If you change DockerSpawner's name of the Docker image to spawn, you will need to restart the JupyterHub container for changes to occur.

In this reference deployment, cookies are persisted to a Docker volume on the Hub's host. Restarting JupyterHub might cause a temporary blip in user service as the JupyterHub container restarts. Users will not have to login again to their individual notebook servers.
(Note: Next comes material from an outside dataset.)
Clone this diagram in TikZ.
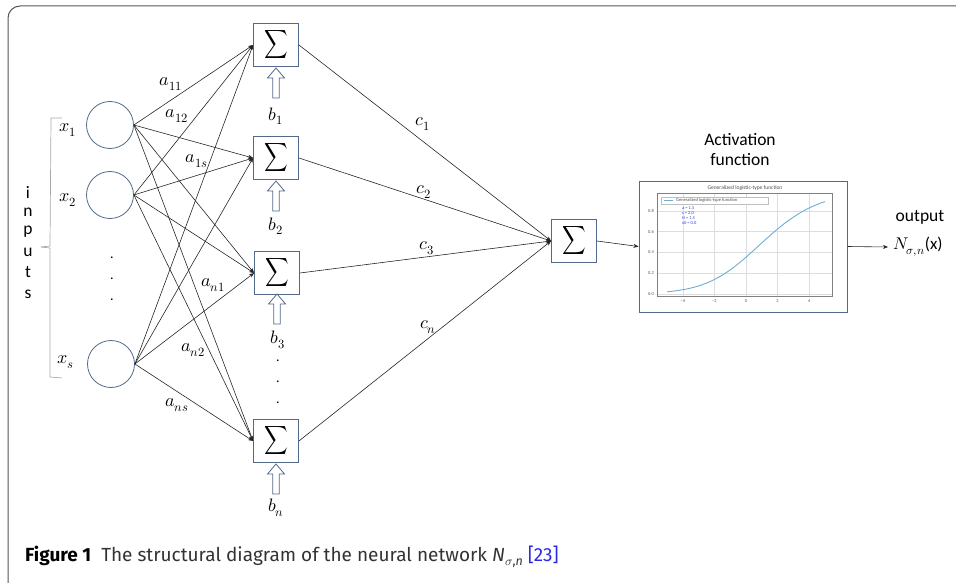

However, users may need to refresh their browser to re-establish connections to the running Notebook kernels.

How can I backup a user's notebook directory?

There are multiple ways to backup and restore data in Docker containers.

Suppose you have the following running containers:

    docker ps --format "table {{.ID}}\t{{.Image}}\t{{.Names}}"

    CONTAINER ID        IMAGE                    NAMES
    bc02dd6bb91b        jupyter/minimal-notebook jupyter-jtyberg
    7b48a0b33389        jupyterhub               jupyterhub

In this deployment, the user's notebook directories (/home/jovyan/work) are backed by Docker volumes.

    docker inspect -f '{{ .Mounts }}' jupyter-jtyberg

    [{jtyberg /var/lib/docker/volumes/jtyberg/_data /home/jovyan/work local rw true rprivate}]

We can backup the user's notebook directory by running a separate container that mounts the user's volume and creates a tarball of the directory.

docker run --rm \
  -u root \
  -v /tmp:/backups \
  -v jtyberg:/notebooks \
  jupyter/minimal-notebook \
  tar cvf /backups/jtyberg-backup.tar /notebooks

The above command creates a tarball in the /tmp directory on the host.